• _Brief_:
Copy out the whole listing exactly as written, leaving the pictures behind.

• _Data provided_:

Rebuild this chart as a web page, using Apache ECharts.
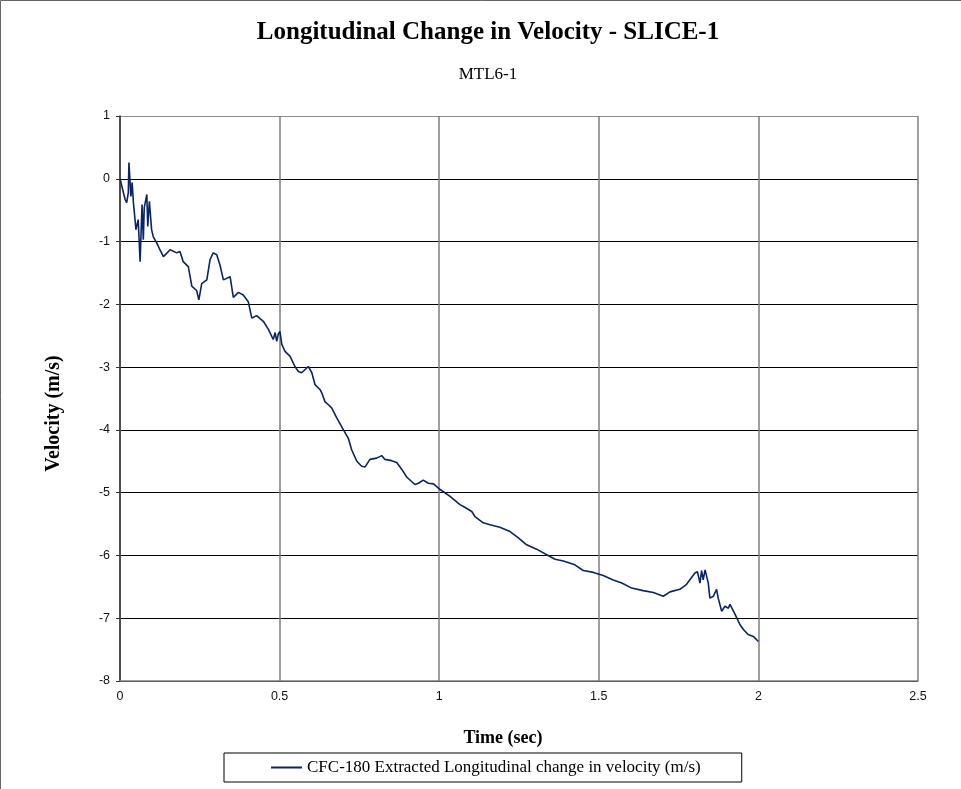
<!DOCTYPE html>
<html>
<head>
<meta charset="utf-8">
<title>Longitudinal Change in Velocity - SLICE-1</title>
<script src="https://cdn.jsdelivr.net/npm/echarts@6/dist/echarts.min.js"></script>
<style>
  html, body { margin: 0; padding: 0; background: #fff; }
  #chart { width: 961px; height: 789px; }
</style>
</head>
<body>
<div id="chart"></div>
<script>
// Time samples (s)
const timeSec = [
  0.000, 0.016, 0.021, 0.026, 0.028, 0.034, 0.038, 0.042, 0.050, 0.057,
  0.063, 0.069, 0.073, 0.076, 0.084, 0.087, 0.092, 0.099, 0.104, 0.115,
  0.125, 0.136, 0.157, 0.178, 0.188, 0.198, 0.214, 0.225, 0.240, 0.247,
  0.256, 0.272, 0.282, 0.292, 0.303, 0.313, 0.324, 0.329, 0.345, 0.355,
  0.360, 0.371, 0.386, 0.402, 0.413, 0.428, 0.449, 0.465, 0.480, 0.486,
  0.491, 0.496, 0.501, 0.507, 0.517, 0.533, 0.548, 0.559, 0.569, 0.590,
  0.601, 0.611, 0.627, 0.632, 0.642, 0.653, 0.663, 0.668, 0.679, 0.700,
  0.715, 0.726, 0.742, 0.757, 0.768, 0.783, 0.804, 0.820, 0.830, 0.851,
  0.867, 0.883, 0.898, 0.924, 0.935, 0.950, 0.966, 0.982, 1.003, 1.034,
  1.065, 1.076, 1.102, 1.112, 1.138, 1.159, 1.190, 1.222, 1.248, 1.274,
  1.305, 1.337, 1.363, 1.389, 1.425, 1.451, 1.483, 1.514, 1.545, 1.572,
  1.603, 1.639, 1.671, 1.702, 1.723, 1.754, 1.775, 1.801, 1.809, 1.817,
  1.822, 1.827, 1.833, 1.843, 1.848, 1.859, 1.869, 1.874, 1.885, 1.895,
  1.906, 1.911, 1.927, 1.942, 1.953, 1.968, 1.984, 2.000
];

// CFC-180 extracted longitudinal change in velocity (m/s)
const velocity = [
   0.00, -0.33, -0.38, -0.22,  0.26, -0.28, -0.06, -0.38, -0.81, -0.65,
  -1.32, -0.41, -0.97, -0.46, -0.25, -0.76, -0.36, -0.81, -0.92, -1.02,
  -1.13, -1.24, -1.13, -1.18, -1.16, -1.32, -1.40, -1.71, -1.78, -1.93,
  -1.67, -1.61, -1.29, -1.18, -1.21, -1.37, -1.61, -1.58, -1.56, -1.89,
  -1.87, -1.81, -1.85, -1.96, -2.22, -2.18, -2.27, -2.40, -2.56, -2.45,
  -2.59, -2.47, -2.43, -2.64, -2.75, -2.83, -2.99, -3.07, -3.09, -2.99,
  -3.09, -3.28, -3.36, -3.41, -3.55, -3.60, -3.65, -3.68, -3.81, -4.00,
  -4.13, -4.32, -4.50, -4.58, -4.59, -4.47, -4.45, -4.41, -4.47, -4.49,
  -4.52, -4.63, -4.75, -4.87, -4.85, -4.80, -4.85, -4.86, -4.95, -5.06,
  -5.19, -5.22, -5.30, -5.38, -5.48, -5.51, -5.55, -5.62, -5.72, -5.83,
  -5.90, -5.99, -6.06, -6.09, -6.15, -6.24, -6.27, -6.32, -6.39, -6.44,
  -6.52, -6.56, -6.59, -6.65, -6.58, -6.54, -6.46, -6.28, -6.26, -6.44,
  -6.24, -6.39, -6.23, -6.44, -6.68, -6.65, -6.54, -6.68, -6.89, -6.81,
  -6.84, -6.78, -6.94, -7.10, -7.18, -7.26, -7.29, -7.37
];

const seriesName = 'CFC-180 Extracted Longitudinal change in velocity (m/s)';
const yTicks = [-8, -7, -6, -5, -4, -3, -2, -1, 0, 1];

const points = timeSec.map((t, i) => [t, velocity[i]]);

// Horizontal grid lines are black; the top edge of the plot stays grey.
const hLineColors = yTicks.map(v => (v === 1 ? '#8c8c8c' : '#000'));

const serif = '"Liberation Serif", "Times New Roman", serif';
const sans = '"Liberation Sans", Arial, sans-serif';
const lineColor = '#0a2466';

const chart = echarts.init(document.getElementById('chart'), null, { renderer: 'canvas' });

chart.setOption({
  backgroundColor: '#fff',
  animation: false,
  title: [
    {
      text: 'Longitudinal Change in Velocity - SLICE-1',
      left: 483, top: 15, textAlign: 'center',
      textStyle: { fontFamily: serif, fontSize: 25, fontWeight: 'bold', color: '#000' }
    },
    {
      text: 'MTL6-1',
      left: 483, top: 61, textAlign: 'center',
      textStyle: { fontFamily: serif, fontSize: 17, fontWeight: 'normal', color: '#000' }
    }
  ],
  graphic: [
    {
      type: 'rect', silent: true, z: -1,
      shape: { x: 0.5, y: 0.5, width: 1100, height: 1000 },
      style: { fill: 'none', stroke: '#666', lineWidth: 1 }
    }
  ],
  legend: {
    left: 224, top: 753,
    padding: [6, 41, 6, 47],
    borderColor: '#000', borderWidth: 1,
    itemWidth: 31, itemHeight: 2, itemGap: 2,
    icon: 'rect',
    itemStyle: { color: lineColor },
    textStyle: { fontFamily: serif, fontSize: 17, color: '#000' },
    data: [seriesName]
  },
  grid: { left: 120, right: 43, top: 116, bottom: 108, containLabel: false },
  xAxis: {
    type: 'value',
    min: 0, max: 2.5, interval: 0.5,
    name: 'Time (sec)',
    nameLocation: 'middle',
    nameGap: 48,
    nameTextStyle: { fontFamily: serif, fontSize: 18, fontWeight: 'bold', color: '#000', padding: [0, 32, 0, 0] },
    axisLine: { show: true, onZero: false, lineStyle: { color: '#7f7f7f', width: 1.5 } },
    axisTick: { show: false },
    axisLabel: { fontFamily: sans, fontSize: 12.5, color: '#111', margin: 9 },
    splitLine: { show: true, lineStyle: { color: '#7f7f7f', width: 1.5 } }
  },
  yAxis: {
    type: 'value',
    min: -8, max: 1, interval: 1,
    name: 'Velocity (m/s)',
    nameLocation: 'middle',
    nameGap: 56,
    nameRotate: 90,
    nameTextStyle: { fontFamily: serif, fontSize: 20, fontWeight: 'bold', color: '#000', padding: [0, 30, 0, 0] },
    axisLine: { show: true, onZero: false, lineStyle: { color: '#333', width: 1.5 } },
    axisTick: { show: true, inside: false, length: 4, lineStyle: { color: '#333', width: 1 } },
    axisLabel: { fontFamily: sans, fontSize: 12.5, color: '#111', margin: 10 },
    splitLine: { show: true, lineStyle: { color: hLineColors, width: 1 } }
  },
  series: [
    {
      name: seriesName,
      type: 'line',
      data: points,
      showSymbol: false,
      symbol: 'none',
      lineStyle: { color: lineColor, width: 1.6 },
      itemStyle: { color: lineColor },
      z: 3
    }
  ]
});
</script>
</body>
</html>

• _Task output_:
Rebuild this chart as a web page, using Apache ECharts.
<!DOCTYPE html>
<html>
<head>
<meta charset="utf-8">
<title>Longitudinal Change in Velocity - SLICE-1</title>
<script src="https://cdn.jsdelivr.net/npm/echarts@6/dist/echarts.min.js"></script>
<style>
  html, body { margin: 0; padding: 0; background: #fff; }
  #chart { width: 961px; height: 789px; }
</style>
</head>
<body>
<div id="chart"></div>
<script>
// Time samples (s)
const timeSec = [
  0.000, 0.016, 0.021, 0.026, 0.028, 0.034, 0.038, 0.042, 0.050, 0.057,
  0.063, 0.069, 0.073, 0.076, 0.084, 0.087, 0.092, 0.099, 0.104, 0.115,
  0.125, 0.136, 0.157, 0.178, 0.188, 0.198, 0.214, 0.225, 0.240, 0.247,
  0.256, 0.272, 0.282, 0.292, 0.303, 0.313, 0.324, 0.329, 0.345, 0.355,
  0.360, 0.371, 0.386, 0.402, 0.413, 0.428, 0.449, 0.465, 0.480, 0.486,
  0.491, 0.496, 0.501, 0.507, 0.517, 0.533, 0.548, 0.559, 0.569, 0.590,
  0.601, 0.611, 0.627, 0.632, 0.642, 0.653, 0.663, 0.668, 0.679, 0.700,
  0.715, 0.726, 0.742, 0.757, 0.768, 0.783, 0.804, 0.820, 0.830, 0.851,
  0.867, 0.883, 0.898, 0.924, 0.935, 0.950, 0.966, 0.982, 1.003, 1.034,
  1.065, 1.076, 1.102, 1.112, 1.138, 1.159, 1.190, 1.222, 1.248, 1.274,
  1.305, 1.337, 1.363, 1.389, 1.425, 1.451, 1.483, 1.514, 1.545, 1.572,
  1.603, 1.639, 1.671, 1.702, 1.723, 1.754, 1.775, 1.801, 1.809, 1.817,
  1.822, 1.827, 1.833, 1.843, 1.848, 1.859, 1.869, 1.874, 1.885, 1.895,
  1.906, 1.911, 1.927, 1.942, 1.953, 1.968, 1.984, 2.000
];

// CFC-180 extracted longitudinal change in velocity (m/s)
const velocity = [
   0.00, -0.33, -0.38, -0.22,  0.26, -0.28, -0.06, -0.38, -0.81, -0.65,
  -1.32, -0.41, -0.97, -0.46, -0.25, -0.76, -0.36, -0.81, -0.92, -1.02,
  -1.13, -1.24, -1.13, -1.18, -1.16, -1.32, -1.40, -1.71, -1.78, -1.93,
  -1.67, -1.61, -1.29, -1.18, -1.21, -1.37, -1.61, -1.58, -1.56, -1.89,
  -1.87, -1.81, -1.85, -1.96, -2.22, -2.18, -2.27, -2.40, -2.56, -2.45,
  -2.59, -2.47, -2.43, -2.64, -2.75, -2.83, -2.99, -3.07, -3.09, -2.99,
  -3.09, -3.28, -3.36, -3.41, -3.55, -3.60, -3.65, -3.68, -3.81, -4.00,
  -4.13, -4.32, -4.50, -4.58, -4.59, -4.47, -4.45, -4.41, -4.47, -4.49,
  -4.52, -4.63, -4.75, -4.87, -4.85, -4.80, -4.85, -4.86, -4.95, -5.06,
  -5.19, -5.22, -5.30, -5.38, -5.48, -5.51, -5.55, -5.62, -5.72, -5.83,
  -5.90, -5.99, -6.06, -6.09, -6.15, -6.24, -6.27, -6.32, -6.39, -6.44,
  -6.52, -6.56, -6.59, -6.65, -6.58, -6.54, -6.46, -6.28, -6.26, -6.44,
  -6.24, -6.39, -6.23, -6.44, -6.68, -6.65, -6.54, -6.68, -6.89, -6.81,
  -6.84, -6.78, -6.94, -7.10, -7.18, -7.26, -7.29, -7.37
];

const seriesName = 'CFC-180 Extracted Longitudinal change in velocity (m/s)';
const yTicks = [-8, -7, -6, -5, -4, -3, -2, -1, 0, 1];

const points = timeSec.map((t, i) => [t, velocity[i]]);

// Horizontal grid lines are black; the top edge of the plot stays grey.
const hLineColors = yTicks.map(v => (v === 1 ? '#8c8c8c' : '#000'));

const serif = '"Liberation Serif", "Times New Roman", serif';
const sans = '"Liberation Sans", Arial, sans-serif';
const lineColor = '#0a2466';

const chart = echarts.init(document.getElementById('chart'), null, { renderer: 'canvas' });

chart.setOption({
  backgroundColor: '#fff',
  animation: false,
  title: [
    {
      text: 'Longitudinal Change in Velocity - SLICE-1',
      left: 483, top: 15, textAlign: 'center',
      textStyle: { fontFamily: serif, fontSize: 25, fontWeight: 'bold', color: '#000' }
    },
    {
      text: 'MTL6-1',
      left: 483, top: 61, textAlign: 'center',
      textStyle: { fontFamily: serif, fontSize: 17, fontWeight: 'normal', color: '#000' }
    }
  ],
  graphic: [
    {
      type: 'rect', silent: true, z: -1,
      shape: { x: 0.5, y: 0.5, width: 1100, height: 1000 },
      style: { fill: 'none', stroke: '#666', lineWidth: 1 }
    }
  ],
  legend: {
    left: 224, top: 753,
    padding: [6, 41, 6, 47],
    borderColor: '#000', borderWidth: 1,
    itemWidth: 31, itemHeight: 2, itemGap: 2,
    icon: 'rect',
    itemStyle: { color: lineColor },
    textStyle: { fontFamily: serif, fontSize: 17, color: '#000' },
    data: [seriesName]
  },
  grid: { left: 120, right: 43, top: 116, bottom: 108, containLabel: false },
  xAxis: {
    type: 'value',
    min: 0, max: 2.5, interval: 0.5,
    name: 'Time (sec)',
    nameLocation: 'middle',
    nameGap: 48,
    nameTextStyle: { fontFamily: serif, fontSize: 18, fontWeight: 'bold', color: '#000', padding: [0, 32, 0, 0] },
    axisLine: { show: true, onZero: false, lineStyle: { color: '#7f7f7f', width: 1.5 } },
    axisTick: { show: false },
    axisLabel: { fontFamily: sans, fontSize: 12.5, color: '#111', margin: 9 },
    splitLine: { show: true, lineStyle: { color: '#7f7f7f', width: 1.5 } }
  },
  yAxis: {
    type: 'value',
    min: -8, max: 1, interval: 1,
    name: 'Velocity (m/s)',
    nameLocation: 'middle',
    nameGap: 56,
    nameRotate: 90,
    nameTextStyle: { fontFamily: serif, fontSize: 20, fontWeight: 'bold', color: '#000', padding: [0, 30, 0, 0] },
    axisLine: { show: true, onZero: false, lineStyle: { color: '#333', width: 1.5 } },
    axisTick: { show: true, inside: false, length: 4, lineStyle: { color: '#333', width: 1 } },
    axisLabel: { fontFamily: sans, fontSize: 12.5, color: '#111', margin: 10 },
    splitLine: { show: true, lineStyle: { color: hLineColors, width: 1 } }
  },
  series: [
    {
      name: seriesName,
      type: 'line',
      data: points,
      showSymbol: false,
      symbol: 'none',
      lineStyle: { color: lineColor, width: 1.6 },
      itemStyle: { color: lineColor },
      z: 3
    }
  ]
});
</script>
</body>
</html>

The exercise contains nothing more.